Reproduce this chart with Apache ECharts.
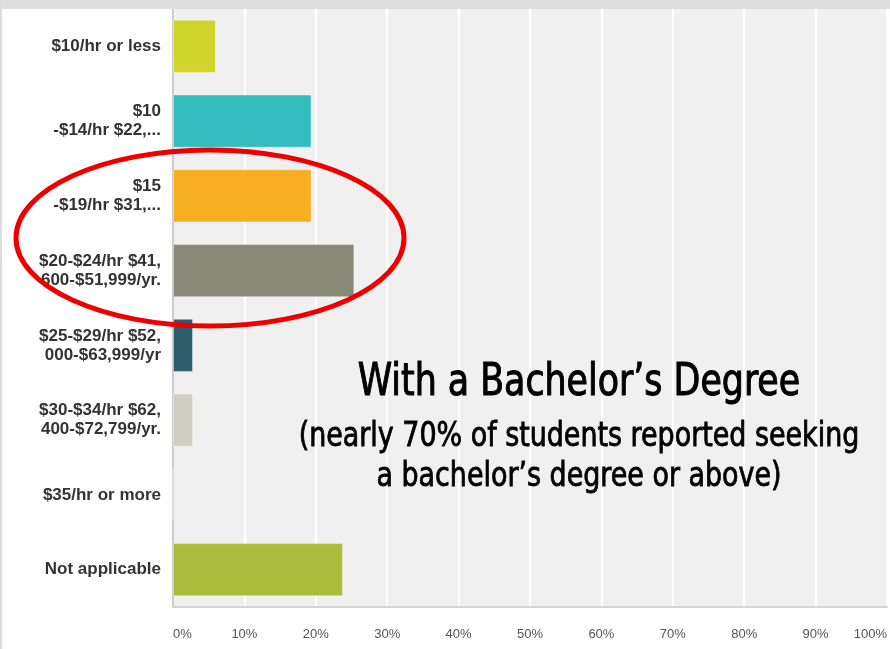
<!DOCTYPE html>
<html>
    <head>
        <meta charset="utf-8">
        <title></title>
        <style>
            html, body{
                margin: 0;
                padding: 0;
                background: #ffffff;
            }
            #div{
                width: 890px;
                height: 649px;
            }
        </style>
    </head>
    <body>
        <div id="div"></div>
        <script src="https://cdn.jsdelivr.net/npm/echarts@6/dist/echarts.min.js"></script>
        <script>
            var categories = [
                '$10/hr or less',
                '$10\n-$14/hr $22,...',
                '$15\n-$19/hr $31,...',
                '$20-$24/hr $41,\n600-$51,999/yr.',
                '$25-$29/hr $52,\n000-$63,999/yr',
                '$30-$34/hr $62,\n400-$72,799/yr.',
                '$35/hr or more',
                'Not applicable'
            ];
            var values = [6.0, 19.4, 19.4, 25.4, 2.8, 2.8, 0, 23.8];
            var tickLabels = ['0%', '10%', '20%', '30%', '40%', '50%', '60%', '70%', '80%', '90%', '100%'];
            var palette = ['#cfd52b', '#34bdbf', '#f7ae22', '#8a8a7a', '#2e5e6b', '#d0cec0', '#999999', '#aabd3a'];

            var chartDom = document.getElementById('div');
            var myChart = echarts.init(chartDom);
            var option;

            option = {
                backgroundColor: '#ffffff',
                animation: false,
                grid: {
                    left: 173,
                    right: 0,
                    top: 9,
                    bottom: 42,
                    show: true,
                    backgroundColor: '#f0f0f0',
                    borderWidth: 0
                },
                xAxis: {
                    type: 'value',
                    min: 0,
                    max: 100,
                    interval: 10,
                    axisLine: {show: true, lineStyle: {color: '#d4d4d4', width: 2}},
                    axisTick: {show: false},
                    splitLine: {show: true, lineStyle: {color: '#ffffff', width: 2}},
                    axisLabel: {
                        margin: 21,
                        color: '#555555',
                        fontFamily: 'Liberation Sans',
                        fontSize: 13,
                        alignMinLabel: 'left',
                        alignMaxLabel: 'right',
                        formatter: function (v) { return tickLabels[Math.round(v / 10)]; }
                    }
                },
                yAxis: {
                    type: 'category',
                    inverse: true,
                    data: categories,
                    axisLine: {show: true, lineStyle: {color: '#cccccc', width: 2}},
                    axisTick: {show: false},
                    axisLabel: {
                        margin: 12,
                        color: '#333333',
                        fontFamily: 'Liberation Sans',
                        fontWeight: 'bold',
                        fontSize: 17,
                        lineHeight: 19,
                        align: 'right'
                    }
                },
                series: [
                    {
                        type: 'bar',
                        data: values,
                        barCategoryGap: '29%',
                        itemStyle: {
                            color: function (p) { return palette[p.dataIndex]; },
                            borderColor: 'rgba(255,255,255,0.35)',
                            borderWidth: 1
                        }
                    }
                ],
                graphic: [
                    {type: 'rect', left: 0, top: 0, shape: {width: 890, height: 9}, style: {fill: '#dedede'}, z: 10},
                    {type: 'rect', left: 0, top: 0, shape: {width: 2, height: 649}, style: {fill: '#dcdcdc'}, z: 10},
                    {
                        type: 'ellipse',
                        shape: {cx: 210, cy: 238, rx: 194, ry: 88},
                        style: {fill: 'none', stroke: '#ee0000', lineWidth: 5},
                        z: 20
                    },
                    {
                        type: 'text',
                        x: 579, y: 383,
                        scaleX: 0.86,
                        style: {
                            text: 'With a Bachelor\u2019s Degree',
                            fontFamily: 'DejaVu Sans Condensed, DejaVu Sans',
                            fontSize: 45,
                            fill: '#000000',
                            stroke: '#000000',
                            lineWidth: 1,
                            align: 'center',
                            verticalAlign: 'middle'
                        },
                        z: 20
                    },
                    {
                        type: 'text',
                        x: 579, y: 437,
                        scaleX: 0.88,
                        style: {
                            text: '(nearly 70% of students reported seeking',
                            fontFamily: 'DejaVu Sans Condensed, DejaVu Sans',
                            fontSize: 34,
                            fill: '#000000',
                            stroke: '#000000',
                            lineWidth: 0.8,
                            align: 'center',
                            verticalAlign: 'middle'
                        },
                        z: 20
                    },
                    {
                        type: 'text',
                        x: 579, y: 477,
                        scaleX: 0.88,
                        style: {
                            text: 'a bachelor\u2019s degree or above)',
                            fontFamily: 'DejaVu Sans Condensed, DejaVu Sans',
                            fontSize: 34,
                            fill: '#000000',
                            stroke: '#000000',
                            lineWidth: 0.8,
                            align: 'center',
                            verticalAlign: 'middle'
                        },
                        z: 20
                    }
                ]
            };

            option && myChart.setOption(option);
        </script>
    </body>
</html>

Exercise details: Your task is to repeat the data above exactly while excluding the pictures.

The result:
Reproduce this chart with Apache ECharts.
<!DOCTYPE html>
<html>
    <head>
        <meta charset="utf-8">
        <title></title>
        <style>
            html, body{
                margin: 0;
                padding: 0;
                background: #ffffff;
            }
            #div{
                width: 890px;
                height: 649px;
            }
        </style>
    </head>
    <body>
        <div id="div"></div>
        <script src="https://cdn.jsdelivr.net/npm/echarts@6/dist/echarts.min.js"></script>
        <script>
            var categories = [
                '$10/hr or less',
                '$10\n-$14/hr $22,...',
                '$15\n-$19/hr $31,...',
                '$20-$24/hr $41,\n600-$51,999/yr.',
                '$25-$29/hr $52,\n000-$63,999/yr',
                '$30-$34/hr $62,\n400-$72,799/yr.',
                '$35/hr or more',
                'Not applicable'
            ];
            var values = [6.0, 19.4, 19.4, 25.4, 2.8, 2.8, 0, 23.8];
            var tickLabels = ['0%', '10%', '20%', '30%', '40%', '50%', '60%', '70%', '80%', '90%', '100%'];
            var palette = ['#cfd52b', '#34bdbf', '#f7ae22', '#8a8a7a', '#2e5e6b', '#d0cec0', '#999999', '#aabd3a'];

            var chartDom = document.getElementById('div');
            var myChart = echarts.init(chartDom);
            var option;

            option = {
                backgroundColor: '#ffffff',
                animation: false,
                grid: {
                    left: 173,
                    right: 0,
                    top: 9,
                    bottom: 42,
                    show: true,
                    backgroundColor: '#f0f0f0',
                    borderWidth: 0
                },
                xAxis: {
                    type: 'value',
                    min: 0,
                    max: 100,
                    interval: 10,
                    axisLine: {show: true, lineStyle: {color: '#d4d4d4', width: 2}},
                    axisTick: {show: false},
                    splitLine: {show: true, lineStyle: {color: '#ffffff', width: 2}},
                    axisLabel: {
                        margin: 21,
                        color: '#555555',
                        fontFamily: 'Liberation Sans',
                        fontSize: 13,
                        alignMinLabel: 'left',
                        alignMaxLabel: 'right',
                        formatter: function (v) { return tickLabels[Math.round(v / 10)]; }
                    }
                },
                yAxis: {
                    type: 'category',
                    inverse: true,
                    data: categories,
                    axisLine: {show: true, lineStyle: {color: '#cccccc', width: 2}},
                    axisTick: {show: false},
                    axisLabel: {
                        margin: 12,
                        color: '#333333',
                        fontFamily: 'Liberation Sans',
                        fontWeight: 'bold',
                        fontSize: 17,
                        lineHeight: 19,
                        align: 'right'
                    }
                },
                series: [
                    {
                        type: 'bar',
                        data: values,
                        barCategoryGap: '29%',
                        itemStyle: {
                            color: function (p) { return palette[p.dataIndex]; },
                            borderColor: 'rgba(255,255,255,0.35)',
                            borderWidth: 1
                        }
                    }
                ],
                graphic: [
                    {type: 'rect', left: 0, top: 0, shape: {width: 890, height: 9}, style: {fill: '#dedede'}, z: 10},
                    {type: 'rect', left: 0, top: 0, shape: {width: 2, height: 649}, style: {fill: '#dcdcdc'}, z: 10},
                    {
                        type: 'ellipse',
                        shape: {cx: 210, cy: 238, rx: 194, ry: 88},
                        style: {fill: 'none', stroke: '#ee0000', lineWidth: 5},
                        z: 20
                    },
                    {
                        type: 'text',
                        x: 579, y: 383,
                        scaleX: 0.86,
                        style: {
                            text: 'With a Bachelor\u2019s Degree',
                            fontFamily: 'DejaVu Sans Condensed, DejaVu Sans',
                            fontSize: 45,
                            fill: '#000000',
                            stroke: '#000000',
                            lineWidth: 1,
                            align: 'center',
                            verticalAlign: 'middle'
                        },
                        z: 20
                    },
                    {
                        type: 'text',
                        x: 579, y: 437,
                        scaleX: 0.88,
                        style: {
                            text: '(nearly 70% of students reported seeking',
                            fontFamily: 'DejaVu Sans Condensed, DejaVu Sans',
                            fontSize: 34,
                            fill: '#000000',
                            stroke: '#000000',
                            lineWidth: 0.8,
                            align: 'center',
                            verticalAlign: 'middle'
                        },
                        z: 20
                    },
                    {
                        type: 'text',
                        x: 579, y: 477,
                        scaleX: 0.88,
                        style: {
                            text: 'a bachelor\u2019s degree or above)',
                            fontFamily: 'DejaVu Sans Condensed, DejaVu Sans',
                            fontSize: 34,
                            fill: '#000000',
                            stroke: '#000000',
                            lineWidth: 0.8,
                            align: 'center',
                            verticalAlign: 'middle'
                        },
                        z: 20
                    }
                ]
            };

            option && myChart.setOption(option);
        </script>
    </body>
</html>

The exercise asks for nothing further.